**The request**
In the material below, the lines containing the word "matplotlib" are required; copy each of them.

---- Entries

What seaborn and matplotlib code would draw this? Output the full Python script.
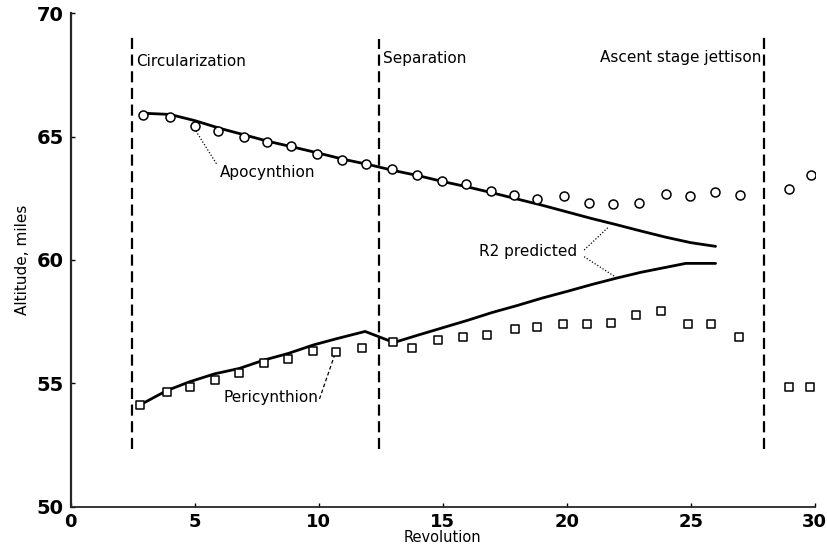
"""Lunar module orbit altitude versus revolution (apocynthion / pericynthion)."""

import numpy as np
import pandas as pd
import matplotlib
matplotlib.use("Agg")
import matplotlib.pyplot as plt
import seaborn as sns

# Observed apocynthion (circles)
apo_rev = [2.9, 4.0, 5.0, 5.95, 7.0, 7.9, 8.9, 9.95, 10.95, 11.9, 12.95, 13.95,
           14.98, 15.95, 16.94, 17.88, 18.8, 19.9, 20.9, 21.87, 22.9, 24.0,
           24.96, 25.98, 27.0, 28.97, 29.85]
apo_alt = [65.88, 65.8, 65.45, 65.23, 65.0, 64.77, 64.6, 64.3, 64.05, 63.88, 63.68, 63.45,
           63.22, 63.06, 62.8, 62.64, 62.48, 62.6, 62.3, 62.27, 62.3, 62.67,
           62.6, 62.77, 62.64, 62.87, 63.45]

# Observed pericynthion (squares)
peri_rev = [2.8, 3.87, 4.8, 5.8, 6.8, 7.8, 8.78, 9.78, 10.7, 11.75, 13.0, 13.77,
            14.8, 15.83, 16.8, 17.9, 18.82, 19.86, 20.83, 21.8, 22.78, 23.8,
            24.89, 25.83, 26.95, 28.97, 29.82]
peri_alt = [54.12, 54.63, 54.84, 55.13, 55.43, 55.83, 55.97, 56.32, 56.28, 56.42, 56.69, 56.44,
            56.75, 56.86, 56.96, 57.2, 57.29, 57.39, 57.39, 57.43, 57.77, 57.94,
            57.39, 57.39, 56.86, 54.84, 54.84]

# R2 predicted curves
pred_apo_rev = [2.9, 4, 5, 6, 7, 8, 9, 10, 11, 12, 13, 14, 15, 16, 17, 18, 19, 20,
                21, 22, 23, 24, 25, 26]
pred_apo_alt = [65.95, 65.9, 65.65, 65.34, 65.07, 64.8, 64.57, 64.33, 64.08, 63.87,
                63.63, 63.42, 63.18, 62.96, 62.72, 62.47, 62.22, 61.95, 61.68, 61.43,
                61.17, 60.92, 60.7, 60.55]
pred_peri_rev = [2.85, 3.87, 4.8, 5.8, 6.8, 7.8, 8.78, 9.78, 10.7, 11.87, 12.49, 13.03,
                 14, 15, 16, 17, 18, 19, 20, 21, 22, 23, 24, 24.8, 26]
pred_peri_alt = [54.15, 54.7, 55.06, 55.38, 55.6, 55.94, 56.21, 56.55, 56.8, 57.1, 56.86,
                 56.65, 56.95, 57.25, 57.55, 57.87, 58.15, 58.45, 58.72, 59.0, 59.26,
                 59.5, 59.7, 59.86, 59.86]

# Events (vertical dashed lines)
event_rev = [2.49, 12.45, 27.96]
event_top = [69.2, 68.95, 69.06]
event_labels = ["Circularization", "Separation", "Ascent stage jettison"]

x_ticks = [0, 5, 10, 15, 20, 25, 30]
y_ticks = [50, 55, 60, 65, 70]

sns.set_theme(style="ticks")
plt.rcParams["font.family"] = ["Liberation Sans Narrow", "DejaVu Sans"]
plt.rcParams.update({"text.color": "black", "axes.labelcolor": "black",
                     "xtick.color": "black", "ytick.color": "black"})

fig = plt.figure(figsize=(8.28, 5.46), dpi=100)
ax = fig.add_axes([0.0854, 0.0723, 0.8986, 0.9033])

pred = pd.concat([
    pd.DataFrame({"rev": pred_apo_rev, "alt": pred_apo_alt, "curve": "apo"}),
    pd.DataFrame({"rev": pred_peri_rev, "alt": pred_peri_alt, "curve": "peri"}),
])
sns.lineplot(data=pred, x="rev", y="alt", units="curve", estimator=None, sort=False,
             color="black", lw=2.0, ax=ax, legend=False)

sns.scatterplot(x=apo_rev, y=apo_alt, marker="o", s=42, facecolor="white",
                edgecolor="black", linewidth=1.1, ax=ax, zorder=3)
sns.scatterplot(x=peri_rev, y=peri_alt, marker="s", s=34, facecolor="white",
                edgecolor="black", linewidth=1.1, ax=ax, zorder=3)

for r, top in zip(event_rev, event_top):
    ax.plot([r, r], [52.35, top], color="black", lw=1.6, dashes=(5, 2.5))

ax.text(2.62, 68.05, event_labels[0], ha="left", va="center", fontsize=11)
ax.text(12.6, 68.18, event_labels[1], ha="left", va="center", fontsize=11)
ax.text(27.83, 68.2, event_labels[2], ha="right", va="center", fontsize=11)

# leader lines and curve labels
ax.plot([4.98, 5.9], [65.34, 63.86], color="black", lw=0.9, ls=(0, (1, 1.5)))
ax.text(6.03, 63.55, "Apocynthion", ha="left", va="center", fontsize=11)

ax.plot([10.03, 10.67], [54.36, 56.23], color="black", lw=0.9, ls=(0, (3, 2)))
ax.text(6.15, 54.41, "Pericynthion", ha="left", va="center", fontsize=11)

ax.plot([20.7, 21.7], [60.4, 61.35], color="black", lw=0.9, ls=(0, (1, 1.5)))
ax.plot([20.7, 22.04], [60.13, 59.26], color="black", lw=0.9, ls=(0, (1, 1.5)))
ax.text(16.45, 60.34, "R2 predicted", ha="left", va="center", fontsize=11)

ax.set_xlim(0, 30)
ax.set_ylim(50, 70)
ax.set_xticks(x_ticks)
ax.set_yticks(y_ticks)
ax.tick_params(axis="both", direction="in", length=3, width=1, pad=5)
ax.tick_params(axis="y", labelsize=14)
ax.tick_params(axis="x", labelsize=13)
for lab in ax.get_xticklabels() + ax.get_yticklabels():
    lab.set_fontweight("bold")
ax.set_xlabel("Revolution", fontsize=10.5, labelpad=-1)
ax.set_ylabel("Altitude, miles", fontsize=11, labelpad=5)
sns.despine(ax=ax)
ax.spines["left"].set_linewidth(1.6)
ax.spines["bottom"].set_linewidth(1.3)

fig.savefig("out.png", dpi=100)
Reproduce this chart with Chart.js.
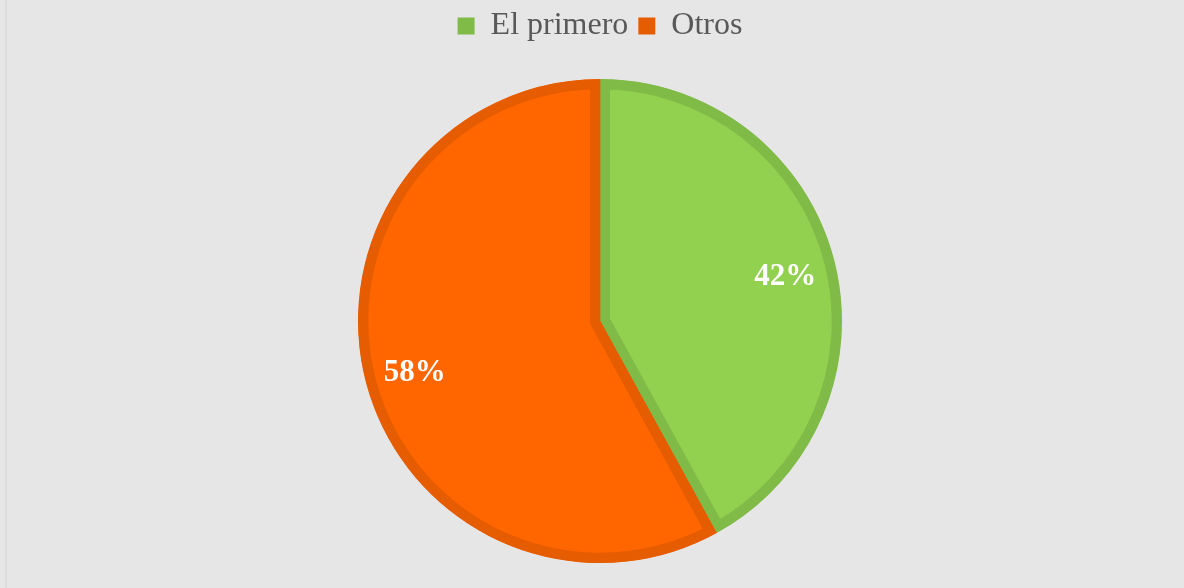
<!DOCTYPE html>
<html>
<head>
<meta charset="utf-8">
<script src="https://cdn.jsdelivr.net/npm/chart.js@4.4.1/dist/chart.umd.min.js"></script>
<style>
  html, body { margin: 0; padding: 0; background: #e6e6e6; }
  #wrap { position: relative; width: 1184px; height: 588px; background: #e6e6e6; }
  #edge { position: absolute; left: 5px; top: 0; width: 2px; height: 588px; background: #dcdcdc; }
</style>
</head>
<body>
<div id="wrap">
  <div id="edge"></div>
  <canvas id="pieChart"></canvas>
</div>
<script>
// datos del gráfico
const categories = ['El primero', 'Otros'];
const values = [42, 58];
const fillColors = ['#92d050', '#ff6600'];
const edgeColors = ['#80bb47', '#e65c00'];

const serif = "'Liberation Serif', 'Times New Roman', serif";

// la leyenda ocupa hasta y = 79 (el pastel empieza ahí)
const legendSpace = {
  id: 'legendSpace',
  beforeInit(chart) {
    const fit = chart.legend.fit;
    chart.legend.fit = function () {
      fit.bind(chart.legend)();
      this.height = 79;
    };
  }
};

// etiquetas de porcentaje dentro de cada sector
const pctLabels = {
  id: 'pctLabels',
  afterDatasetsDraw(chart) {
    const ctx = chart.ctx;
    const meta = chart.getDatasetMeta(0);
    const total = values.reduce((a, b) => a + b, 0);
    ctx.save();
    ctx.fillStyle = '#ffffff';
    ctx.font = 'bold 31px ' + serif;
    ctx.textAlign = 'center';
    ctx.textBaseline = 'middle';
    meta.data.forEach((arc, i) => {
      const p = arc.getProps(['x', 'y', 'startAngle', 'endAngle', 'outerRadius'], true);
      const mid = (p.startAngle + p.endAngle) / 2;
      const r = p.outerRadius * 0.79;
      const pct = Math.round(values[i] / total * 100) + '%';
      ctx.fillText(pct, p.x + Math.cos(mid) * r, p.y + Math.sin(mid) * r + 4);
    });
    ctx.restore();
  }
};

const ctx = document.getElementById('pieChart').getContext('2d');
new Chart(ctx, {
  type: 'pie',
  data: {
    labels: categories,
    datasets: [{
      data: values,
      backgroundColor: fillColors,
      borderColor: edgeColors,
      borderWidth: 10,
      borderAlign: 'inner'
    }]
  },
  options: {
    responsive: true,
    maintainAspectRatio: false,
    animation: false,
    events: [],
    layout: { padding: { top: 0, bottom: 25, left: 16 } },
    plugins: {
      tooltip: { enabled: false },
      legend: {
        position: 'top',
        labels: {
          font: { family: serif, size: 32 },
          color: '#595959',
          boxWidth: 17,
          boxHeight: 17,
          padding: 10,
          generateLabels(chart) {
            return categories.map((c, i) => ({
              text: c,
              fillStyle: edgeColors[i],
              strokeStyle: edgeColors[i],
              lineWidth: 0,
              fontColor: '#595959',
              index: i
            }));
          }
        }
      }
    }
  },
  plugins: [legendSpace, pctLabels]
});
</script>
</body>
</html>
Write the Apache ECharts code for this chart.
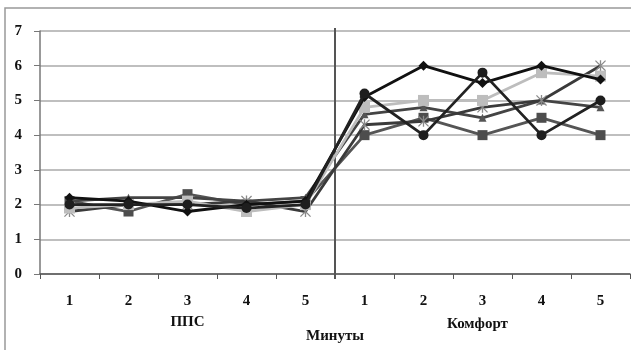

--------

**Output for this exercise**
What seaborn and matplotlib code would draw this? Output the full Python script.
import matplotlib
matplotlib.use("Agg")
import matplotlib.pyplot as plt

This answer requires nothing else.